### Work to complete
Give only the number of lines where "this" occurs.
***** Records to use
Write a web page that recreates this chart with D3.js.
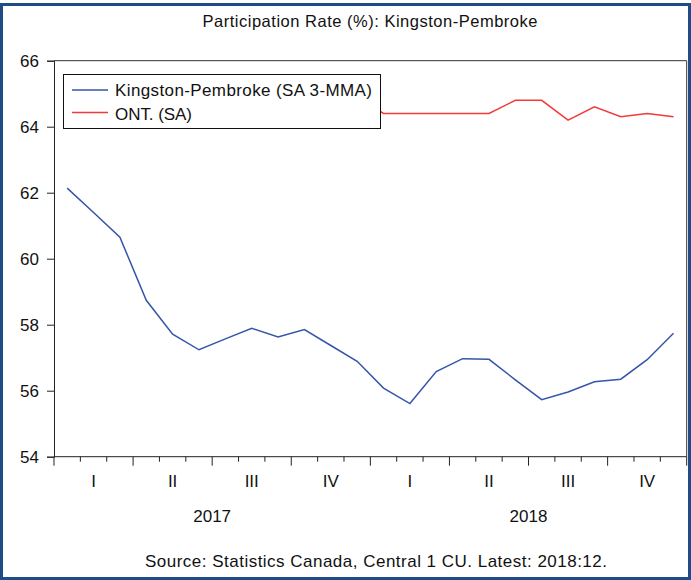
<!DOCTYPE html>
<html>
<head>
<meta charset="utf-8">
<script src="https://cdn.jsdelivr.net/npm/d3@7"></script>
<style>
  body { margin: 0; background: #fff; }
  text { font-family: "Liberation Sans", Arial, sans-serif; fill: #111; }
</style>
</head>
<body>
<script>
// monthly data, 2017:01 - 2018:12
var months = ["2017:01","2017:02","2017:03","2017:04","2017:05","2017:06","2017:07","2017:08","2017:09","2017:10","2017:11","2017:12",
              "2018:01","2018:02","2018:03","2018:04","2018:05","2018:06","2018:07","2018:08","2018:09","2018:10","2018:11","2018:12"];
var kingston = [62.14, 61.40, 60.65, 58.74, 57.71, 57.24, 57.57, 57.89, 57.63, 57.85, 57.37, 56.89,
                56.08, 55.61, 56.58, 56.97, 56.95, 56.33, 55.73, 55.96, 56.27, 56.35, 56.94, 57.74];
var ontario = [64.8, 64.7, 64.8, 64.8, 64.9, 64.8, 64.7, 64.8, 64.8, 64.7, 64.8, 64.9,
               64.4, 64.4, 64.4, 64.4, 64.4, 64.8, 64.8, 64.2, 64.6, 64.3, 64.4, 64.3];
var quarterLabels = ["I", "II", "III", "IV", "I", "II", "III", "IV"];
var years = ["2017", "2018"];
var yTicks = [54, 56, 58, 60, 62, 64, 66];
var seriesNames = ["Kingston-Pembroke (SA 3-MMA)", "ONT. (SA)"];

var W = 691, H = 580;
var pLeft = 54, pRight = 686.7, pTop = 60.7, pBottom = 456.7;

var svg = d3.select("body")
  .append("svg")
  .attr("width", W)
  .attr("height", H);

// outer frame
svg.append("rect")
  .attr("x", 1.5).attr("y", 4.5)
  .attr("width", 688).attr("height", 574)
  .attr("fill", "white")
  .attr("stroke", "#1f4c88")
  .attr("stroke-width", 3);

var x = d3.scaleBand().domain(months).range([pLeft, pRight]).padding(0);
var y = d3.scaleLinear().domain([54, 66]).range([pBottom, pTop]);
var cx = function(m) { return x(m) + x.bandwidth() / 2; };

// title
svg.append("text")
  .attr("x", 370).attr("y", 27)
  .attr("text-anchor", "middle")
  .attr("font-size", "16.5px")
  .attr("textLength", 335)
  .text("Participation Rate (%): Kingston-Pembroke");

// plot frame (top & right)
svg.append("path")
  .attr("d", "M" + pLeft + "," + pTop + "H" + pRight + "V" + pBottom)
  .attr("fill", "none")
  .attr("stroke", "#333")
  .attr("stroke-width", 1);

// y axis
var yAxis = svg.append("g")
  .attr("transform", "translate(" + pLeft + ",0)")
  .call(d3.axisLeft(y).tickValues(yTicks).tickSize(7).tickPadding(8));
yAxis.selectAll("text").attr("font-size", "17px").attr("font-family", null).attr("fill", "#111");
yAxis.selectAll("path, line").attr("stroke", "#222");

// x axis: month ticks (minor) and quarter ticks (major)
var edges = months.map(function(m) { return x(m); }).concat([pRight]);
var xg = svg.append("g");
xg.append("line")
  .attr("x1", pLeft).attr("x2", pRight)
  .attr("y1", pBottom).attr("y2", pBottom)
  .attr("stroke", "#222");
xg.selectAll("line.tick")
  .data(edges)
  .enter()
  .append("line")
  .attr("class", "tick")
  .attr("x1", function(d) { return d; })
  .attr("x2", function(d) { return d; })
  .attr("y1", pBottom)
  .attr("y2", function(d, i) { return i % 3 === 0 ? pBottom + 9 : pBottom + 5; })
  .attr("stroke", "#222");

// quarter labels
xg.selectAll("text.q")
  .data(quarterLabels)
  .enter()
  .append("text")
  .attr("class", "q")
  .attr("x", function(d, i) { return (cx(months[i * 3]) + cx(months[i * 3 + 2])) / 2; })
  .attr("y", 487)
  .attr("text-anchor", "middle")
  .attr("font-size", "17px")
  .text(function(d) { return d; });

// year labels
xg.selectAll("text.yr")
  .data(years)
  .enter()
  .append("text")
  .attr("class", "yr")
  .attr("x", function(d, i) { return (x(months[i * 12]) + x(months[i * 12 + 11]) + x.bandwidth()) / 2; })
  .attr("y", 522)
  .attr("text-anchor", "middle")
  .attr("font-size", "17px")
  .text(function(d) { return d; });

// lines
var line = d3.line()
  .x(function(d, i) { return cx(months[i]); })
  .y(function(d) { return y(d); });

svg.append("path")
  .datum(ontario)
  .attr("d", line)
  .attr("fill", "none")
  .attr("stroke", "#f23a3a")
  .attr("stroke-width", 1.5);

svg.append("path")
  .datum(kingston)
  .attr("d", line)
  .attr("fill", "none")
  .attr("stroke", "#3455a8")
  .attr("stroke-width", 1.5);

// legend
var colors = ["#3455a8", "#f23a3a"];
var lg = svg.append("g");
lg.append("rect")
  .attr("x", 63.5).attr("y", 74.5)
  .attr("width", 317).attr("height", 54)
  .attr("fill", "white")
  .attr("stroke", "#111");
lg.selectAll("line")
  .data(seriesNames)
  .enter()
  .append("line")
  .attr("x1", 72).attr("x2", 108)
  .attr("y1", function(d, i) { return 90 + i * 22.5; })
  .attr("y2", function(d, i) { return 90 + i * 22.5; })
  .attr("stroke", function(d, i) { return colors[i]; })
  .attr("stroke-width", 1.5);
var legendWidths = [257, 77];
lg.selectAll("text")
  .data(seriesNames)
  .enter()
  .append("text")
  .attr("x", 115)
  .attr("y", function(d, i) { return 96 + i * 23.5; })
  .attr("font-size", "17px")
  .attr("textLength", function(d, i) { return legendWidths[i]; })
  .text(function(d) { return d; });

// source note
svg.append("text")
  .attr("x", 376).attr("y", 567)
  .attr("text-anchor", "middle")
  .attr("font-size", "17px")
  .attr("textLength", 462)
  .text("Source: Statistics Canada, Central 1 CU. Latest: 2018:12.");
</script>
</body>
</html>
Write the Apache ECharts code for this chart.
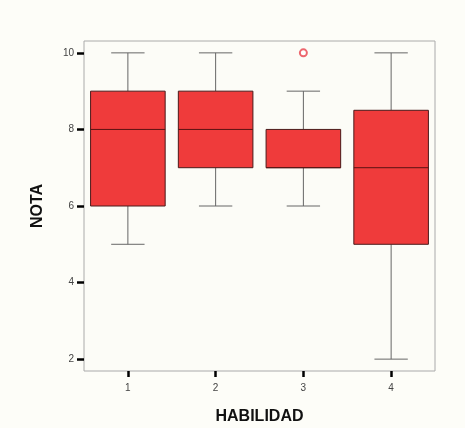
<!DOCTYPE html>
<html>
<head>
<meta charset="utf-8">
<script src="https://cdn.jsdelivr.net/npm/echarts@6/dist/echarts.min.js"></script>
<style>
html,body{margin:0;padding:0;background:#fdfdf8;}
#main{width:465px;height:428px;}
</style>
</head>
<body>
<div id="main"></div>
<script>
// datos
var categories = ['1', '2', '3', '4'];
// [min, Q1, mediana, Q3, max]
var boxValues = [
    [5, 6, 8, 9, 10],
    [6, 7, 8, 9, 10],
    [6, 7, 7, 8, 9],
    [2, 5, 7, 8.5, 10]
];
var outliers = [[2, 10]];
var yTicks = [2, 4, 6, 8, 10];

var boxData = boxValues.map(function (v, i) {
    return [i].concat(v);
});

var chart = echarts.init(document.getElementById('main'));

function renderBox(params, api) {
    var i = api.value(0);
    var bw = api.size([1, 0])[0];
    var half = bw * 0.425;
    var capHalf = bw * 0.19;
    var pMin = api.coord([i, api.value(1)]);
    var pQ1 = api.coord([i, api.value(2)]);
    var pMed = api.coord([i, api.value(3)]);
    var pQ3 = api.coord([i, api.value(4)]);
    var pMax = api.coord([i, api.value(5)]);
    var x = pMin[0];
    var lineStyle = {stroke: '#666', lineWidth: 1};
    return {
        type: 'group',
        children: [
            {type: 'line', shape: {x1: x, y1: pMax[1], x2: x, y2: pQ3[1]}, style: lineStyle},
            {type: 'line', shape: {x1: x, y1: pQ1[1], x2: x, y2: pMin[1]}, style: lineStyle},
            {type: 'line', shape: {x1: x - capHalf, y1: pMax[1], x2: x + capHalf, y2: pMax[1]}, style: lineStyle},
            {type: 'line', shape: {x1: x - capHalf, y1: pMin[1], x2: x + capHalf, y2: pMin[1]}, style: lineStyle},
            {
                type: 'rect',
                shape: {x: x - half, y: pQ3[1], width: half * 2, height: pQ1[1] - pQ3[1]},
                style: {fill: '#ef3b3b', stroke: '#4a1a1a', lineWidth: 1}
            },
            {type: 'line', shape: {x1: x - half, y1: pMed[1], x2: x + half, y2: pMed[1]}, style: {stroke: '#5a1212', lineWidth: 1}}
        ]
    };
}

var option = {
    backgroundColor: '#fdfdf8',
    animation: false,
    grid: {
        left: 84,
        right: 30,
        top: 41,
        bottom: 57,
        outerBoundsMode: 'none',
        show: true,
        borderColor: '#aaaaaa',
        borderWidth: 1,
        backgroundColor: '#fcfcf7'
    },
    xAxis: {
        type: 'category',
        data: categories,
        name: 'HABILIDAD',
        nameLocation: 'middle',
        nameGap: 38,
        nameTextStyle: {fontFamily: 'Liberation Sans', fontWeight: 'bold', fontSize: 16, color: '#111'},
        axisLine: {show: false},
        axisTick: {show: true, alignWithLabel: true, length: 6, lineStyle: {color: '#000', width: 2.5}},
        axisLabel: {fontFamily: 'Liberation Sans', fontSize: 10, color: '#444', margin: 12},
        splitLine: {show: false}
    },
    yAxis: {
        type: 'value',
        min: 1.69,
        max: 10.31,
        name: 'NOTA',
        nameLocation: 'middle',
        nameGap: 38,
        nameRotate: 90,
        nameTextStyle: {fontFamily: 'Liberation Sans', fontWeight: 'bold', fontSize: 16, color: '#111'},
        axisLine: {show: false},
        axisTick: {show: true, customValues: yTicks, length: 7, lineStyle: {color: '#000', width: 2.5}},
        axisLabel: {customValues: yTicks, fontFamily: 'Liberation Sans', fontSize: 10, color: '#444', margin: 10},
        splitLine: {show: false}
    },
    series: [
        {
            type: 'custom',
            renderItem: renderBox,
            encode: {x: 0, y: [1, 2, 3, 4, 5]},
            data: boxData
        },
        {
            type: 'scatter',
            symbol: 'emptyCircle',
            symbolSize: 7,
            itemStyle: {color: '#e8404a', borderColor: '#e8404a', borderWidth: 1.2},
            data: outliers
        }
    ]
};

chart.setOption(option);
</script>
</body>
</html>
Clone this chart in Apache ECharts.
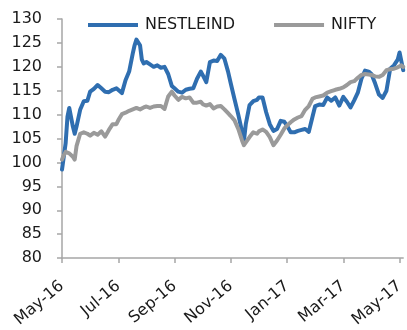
**********
### Written solution
3